- [Aim] Transcribe every line from the top down to the line with "const height = 392;", both ends included, but not the pictures.

**** Information provided ****

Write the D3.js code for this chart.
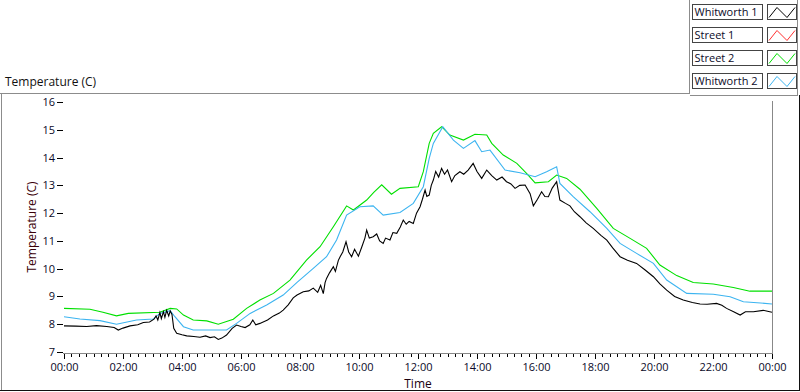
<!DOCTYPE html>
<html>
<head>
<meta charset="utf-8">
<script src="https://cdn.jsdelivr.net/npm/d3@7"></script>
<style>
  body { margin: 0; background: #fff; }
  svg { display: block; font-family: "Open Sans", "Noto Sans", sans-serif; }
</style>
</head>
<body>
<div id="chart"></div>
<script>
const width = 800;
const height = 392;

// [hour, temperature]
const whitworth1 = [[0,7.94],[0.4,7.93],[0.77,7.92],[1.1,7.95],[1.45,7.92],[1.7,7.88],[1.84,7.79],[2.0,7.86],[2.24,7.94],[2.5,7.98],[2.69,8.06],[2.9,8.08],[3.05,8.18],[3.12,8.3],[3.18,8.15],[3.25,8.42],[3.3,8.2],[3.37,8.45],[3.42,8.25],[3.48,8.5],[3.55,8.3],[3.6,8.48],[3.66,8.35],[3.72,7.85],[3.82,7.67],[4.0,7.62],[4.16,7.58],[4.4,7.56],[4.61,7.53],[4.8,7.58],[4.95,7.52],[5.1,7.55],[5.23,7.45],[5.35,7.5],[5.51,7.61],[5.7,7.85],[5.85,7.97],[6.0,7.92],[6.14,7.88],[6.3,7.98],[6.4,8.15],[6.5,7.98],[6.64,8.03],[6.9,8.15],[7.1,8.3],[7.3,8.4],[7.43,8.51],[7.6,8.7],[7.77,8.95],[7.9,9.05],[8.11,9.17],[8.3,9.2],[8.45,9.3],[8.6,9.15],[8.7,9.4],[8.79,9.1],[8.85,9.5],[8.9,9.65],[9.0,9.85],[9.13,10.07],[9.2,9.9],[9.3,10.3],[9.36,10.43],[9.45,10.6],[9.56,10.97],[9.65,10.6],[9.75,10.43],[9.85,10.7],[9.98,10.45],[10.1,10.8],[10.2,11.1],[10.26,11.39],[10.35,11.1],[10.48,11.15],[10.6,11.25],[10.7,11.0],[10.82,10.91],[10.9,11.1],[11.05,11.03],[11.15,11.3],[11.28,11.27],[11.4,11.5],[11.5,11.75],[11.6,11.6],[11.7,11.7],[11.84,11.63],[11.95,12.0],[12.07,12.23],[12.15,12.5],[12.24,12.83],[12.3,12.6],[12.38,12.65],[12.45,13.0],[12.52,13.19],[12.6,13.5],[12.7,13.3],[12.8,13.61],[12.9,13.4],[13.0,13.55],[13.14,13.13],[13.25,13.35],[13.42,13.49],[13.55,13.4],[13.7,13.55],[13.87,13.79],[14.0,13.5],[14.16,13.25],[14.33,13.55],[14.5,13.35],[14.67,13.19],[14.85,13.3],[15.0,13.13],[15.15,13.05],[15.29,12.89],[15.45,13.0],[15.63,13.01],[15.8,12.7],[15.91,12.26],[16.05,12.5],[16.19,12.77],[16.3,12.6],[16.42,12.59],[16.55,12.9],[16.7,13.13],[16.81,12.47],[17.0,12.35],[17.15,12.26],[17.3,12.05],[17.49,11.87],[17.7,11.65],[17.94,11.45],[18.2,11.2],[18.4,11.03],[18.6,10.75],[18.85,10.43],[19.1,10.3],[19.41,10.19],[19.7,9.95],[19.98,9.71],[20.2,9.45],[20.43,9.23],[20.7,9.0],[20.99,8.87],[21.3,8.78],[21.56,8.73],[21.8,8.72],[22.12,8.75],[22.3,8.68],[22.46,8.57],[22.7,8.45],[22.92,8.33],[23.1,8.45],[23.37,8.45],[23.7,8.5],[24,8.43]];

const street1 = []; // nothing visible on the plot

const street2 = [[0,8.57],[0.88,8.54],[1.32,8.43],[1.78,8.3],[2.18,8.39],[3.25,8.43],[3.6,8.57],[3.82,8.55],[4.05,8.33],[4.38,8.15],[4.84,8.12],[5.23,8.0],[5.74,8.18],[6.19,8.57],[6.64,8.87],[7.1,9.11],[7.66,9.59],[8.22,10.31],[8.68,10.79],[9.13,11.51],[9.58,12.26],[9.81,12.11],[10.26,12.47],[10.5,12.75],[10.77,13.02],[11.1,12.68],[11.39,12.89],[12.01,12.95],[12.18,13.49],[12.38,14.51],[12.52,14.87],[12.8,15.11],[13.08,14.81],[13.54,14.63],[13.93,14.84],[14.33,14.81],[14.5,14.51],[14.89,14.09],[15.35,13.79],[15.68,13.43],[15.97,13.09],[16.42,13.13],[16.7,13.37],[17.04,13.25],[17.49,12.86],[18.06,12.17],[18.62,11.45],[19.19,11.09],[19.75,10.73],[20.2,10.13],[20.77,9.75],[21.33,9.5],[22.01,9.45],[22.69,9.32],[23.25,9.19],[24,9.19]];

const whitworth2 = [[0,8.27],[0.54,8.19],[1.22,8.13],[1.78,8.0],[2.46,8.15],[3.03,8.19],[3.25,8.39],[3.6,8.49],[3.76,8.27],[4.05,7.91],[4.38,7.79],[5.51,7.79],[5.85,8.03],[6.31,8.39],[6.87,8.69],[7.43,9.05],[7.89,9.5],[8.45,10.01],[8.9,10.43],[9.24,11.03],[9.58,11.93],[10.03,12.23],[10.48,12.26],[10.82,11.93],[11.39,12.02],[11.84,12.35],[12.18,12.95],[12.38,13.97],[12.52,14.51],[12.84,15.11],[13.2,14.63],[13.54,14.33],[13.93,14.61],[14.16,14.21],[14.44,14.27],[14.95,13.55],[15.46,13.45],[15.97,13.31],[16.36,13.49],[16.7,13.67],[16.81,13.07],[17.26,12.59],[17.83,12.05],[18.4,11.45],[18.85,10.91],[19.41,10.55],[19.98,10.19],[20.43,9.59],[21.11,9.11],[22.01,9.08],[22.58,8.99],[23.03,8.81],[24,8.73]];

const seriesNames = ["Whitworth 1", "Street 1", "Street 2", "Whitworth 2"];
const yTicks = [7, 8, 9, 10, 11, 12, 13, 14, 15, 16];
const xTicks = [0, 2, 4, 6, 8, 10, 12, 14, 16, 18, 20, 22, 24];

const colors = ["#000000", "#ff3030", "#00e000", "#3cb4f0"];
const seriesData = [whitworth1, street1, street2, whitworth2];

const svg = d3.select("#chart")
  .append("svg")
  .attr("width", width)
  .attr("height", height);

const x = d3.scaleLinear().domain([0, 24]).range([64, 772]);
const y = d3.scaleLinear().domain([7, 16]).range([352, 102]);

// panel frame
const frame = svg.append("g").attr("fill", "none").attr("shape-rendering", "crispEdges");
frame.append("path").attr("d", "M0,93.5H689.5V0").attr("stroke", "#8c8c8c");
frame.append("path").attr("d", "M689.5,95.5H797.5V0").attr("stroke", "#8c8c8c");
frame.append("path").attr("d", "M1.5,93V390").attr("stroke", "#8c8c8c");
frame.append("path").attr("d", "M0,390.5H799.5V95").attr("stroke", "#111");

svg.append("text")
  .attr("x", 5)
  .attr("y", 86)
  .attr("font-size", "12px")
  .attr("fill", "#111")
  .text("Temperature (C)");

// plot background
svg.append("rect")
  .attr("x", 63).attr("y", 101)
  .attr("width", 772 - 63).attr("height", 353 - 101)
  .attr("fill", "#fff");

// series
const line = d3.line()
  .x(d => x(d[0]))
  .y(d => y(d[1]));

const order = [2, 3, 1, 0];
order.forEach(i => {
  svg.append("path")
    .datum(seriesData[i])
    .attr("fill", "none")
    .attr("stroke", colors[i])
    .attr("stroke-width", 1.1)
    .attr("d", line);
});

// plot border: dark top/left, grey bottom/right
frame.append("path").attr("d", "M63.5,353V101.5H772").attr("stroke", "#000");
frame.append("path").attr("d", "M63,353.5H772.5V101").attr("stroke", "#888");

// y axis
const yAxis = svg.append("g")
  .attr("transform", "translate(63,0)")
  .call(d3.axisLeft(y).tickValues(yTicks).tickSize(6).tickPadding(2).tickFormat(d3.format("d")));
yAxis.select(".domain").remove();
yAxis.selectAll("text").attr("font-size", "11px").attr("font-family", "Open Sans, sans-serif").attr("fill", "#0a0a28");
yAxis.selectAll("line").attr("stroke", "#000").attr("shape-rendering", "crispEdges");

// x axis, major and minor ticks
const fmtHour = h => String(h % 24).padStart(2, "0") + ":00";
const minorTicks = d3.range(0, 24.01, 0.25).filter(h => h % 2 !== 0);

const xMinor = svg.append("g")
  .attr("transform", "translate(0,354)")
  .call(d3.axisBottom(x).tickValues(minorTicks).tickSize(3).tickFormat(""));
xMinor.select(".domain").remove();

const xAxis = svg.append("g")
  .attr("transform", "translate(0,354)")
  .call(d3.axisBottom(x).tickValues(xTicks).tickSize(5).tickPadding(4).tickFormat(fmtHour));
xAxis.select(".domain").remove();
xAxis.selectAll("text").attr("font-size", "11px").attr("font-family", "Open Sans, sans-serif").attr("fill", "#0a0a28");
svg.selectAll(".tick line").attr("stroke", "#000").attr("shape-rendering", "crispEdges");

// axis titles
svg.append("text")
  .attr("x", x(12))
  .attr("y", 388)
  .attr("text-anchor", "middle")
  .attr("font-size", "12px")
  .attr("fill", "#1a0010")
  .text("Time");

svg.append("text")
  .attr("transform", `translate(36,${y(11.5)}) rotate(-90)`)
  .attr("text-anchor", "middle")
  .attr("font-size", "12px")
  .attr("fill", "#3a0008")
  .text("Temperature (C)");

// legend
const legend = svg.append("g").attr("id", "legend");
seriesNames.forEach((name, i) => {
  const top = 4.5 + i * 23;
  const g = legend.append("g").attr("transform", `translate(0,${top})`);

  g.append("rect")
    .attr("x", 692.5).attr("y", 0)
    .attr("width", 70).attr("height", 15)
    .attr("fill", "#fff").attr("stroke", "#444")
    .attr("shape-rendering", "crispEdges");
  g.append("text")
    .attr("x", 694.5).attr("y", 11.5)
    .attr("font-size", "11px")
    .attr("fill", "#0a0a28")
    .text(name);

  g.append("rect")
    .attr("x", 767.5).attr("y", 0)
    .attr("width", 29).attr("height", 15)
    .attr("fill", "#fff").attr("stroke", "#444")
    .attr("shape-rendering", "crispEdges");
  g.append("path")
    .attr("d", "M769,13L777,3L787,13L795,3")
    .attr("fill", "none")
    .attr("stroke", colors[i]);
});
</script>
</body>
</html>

****

- [Full answer]
Write the D3.js code for this chart.
<!DOCTYPE html>
<html>
<head>
<meta charset="utf-8">
<script src="https://cdn.jsdelivr.net/npm/d3@7"></script>
<style>
  body { margin: 0; background: #fff; }
  svg { display: block; font-family: "Open Sans", "Noto Sans", sans-serif; }
</style>
</head>
<body>
<div id="chart"></div>
<script>
const width = 800;
const height = 392;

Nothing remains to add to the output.